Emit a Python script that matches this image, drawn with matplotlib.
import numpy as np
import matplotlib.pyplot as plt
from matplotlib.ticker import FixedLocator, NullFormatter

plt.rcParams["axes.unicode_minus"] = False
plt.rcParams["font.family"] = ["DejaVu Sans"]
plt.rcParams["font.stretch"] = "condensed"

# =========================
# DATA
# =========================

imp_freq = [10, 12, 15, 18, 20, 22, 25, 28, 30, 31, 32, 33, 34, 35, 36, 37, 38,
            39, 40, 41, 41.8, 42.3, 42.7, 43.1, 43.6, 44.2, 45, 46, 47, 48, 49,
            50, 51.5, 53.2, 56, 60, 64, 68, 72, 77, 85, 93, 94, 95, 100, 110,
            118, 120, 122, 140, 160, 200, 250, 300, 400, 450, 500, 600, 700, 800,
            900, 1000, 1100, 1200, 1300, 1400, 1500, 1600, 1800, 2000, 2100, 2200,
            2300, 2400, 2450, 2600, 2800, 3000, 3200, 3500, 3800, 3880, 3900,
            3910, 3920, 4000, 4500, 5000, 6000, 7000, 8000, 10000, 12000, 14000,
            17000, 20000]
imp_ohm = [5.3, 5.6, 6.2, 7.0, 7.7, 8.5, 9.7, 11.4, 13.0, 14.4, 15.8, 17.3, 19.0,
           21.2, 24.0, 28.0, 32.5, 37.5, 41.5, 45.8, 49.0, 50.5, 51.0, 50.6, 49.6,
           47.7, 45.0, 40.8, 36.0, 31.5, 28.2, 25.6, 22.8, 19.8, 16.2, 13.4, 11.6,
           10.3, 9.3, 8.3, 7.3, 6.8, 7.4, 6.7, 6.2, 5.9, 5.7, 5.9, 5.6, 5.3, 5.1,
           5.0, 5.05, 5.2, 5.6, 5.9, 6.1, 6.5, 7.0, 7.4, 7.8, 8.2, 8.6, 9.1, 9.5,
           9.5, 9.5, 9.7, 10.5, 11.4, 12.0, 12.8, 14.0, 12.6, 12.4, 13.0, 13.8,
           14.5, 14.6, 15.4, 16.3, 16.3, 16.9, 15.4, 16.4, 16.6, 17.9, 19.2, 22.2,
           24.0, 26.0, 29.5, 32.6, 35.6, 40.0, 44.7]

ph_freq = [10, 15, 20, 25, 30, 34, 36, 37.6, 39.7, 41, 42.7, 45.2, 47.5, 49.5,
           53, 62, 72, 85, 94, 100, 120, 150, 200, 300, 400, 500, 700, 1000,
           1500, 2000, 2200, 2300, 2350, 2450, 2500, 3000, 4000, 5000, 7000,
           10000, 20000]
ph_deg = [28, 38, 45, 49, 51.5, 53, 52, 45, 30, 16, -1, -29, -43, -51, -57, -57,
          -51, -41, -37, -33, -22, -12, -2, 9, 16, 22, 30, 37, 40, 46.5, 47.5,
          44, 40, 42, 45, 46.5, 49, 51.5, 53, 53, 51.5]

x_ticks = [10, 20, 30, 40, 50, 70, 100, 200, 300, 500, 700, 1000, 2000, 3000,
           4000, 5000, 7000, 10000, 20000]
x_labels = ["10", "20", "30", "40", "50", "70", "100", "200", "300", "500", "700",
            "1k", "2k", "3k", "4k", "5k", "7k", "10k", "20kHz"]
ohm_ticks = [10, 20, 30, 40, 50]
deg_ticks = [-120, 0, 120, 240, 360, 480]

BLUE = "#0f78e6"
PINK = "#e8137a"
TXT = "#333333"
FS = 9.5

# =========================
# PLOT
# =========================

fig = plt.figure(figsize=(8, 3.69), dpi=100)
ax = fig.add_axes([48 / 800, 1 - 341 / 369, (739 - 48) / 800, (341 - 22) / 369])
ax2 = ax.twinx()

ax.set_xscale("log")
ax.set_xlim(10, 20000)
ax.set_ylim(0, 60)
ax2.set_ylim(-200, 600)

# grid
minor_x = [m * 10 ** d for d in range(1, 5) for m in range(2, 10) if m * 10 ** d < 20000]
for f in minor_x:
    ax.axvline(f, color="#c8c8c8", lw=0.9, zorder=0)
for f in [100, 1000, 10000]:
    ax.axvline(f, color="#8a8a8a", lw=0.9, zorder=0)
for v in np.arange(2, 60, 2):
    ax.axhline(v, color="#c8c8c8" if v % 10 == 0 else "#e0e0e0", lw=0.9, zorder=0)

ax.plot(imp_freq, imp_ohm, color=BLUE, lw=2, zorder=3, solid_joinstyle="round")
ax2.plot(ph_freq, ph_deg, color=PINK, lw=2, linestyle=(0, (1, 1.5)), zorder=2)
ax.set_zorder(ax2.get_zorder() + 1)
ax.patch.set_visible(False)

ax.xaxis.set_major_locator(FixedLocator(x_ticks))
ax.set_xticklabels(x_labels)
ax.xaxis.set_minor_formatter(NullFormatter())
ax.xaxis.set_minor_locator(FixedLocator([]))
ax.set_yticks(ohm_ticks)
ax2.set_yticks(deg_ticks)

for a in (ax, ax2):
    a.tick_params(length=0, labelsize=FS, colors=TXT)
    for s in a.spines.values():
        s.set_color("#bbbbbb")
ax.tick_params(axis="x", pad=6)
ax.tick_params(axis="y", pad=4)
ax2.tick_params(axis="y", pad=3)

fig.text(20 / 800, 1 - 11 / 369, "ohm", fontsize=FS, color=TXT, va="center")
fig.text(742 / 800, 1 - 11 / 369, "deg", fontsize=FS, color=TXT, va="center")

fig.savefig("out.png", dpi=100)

================================

» **SET EXERCISE**
Retype the material in full. Each word must match.

» **FULL SOLUTION**
Emit a Python script that matches this image, drawn with matplotlib.
import numpy as np
import matplotlib.pyplot as plt
from matplotlib.ticker import FixedLocator, NullFormatter

plt.rcParams["axes.unicode_minus"] = False
plt.rcParams["font.family"] = ["DejaVu Sans"]
plt.rcParams["font.stretch"] = "condensed"

# =========================
# DATA
# =========================

imp_freq = [10, 12, 15, 18, 20, 22, 25, 28, 30, 31, 32, 33, 34, 35, 36, 37, 38,
            39, 40, 41, 41.8, 42.3, 42.7, 43.1, 43.6, 44.2, 45, 46, 47, 48, 49,
            50, 51.5, 53.2, 56, 60, 64, 68, 72, 77, 85, 93, 94, 95, 100, 110,
            118, 120, 122, 140, 160, 200, 250, 300, 400, 450, 500, 600, 700, 800,
            900, 1000, 1100, 1200, 1300, 1400, 1500, 1600, 1800, 2000, 2100, 2200,
            2300, 2400, 2450, 2600, 2800, 3000, 3200, 3500, 3800, 3880, 3900,
            3910, 3920, 4000, 4500, 5000, 6000, 7000, 8000, 10000, 12000, 14000,
            17000, 20000]
imp_ohm = [5.3, 5.6, 6.2, 7.0, 7.7, 8.5, 9.7, 11.4, 13.0, 14.4, 15.8, 17.3, 19.0,
           21.2, 24.0, 28.0, 32.5, 37.5, 41.5, 45.8, 49.0, 50.5, 51.0, 50.6, 49.6,
           47.7, 45.0, 40.8, 36.0, 31.5, 28.2, 25.6, 22.8, 19.8, 16.2, 13.4, 11.6,
           10.3, 9.3, 8.3, 7.3, 6.8, 7.4, 6.7, 6.2, 5.9, 5.7, 5.9, 5.6, 5.3, 5.1,
           5.0, 5.05, 5.2, 5.6, 5.9, 6.1, 6.5, 7.0, 7.4, 7.8, 8.2, 8.6, 9.1, 9.5,
           9.5, 9.5, 9.7, 10.5, 11.4, 12.0, 12.8, 14.0, 12.6, 12.4, 13.0, 13.8,
           14.5, 14.6, 15.4, 16.3, 16.3, 16.9, 15.4, 16.4, 16.6, 17.9, 19.2, 22.2,
           24.0, 26.0, 29.5, 32.6, 35.6, 40.0, 44.7]

ph_freq = [10, 15, 20, 25, 30, 34, 36, 37.6, 39.7, 41, 42.7, 45.2, 47.5, 49.5,
           53, 62, 72, 85, 94, 100, 120, 150, 200, 300, 400, 500, 700, 1000,
           1500, 2000, 2200, 2300, 2350, 2450, 2500, 3000, 4000, 5000, 7000,
           10000, 20000]
ph_deg = [28, 38, 45, 49, 51.5, 53, 52, 45, 30, 16, -1, -29, -43, -51, -57, -57,
          -51, -41, -37, -33, -22, -12, -2, 9, 16, 22, 30, 37, 40, 46.5, 47.5,
          44, 40, 42, 45, 46.5, 49, 51.5, 53, 53, 51.5]

x_ticks = [10, 20, 30, 40, 50, 70, 100, 200, 300, 500, 700, 1000, 2000, 3000,
           4000, 5000, 7000, 10000, 20000]
x_labels = ["10", "20", "30", "40", "50", "70", "100", "200", "300", "500", "700",
            "1k", "2k", "3k", "4k", "5k", "7k", "10k", "20kHz"]
ohm_ticks = [10, 20, 30, 40, 50]
deg_ticks = [-120, 0, 120, 240, 360, 480]

BLUE = "#0f78e6"
PINK = "#e8137a"
TXT = "#333333"
FS = 9.5

# =========================
# PLOT
# =========================

fig = plt.figure(figsize=(8, 3.69), dpi=100)
ax = fig.add_axes([48 / 800, 1 - 341 / 369, (739 - 48) / 800, (341 - 22) / 369])
ax2 = ax.twinx()

ax.set_xscale("log")
ax.set_xlim(10, 20000)
ax.set_ylim(0, 60)
ax2.set_ylim(-200, 600)

# grid
minor_x = [m * 10 ** d for d in range(1, 5) for m in range(2, 10) if m * 10 ** d < 20000]
for f in minor_x:
    ax.axvline(f, color="#c8c8c8", lw=0.9, zorder=0)
for f in [100, 1000, 10000]:
    ax.axvline(f, color="#8a8a8a", lw=0.9, zorder=0)
for v in np.arange(2, 60, 2):
    ax.axhline(v, color="#c8c8c8" if v % 10 == 0 else "#e0e0e0", lw=0.9, zorder=0)

ax.plot(imp_freq, imp_ohm, color=BLUE, lw=2, zorder=3, solid_joinstyle="round")
ax2.plot(ph_freq, ph_deg, color=PINK, lw=2, linestyle=(0, (1, 1.5)), zorder=2)
ax.set_zorder(ax2.get_zorder() + 1)
ax.patch.set_visible(False)

ax.xaxis.set_major_locator(FixedLocator(x_ticks))
ax.set_xticklabels(x_labels)
ax.xaxis.set_minor_formatter(NullFormatter())
ax.xaxis.set_minor_locator(FixedLocator([]))
ax.set_yticks(ohm_ticks)
ax2.set_yticks(deg_ticks)

for a in (ax, ax2):
    a.tick_params(length=0, labelsize=FS, colors=TXT)
    for s in a.spines.values():
        s.set_color("#bbbbbb")
ax.tick_params(axis="x", pad=6)
ax.tick_params(axis="y", pad=4)
ax2.tick_params(axis="y", pad=3)

fig.text(20 / 800, 1 - 11 / 369, "ohm", fontsize=FS, color=TXT, va="center")
fig.text(742 / 800, 1 - 11 / 369, "deg", fontsize=FS, color=TXT, va="center")

fig.savefig("out.png", dpi=100)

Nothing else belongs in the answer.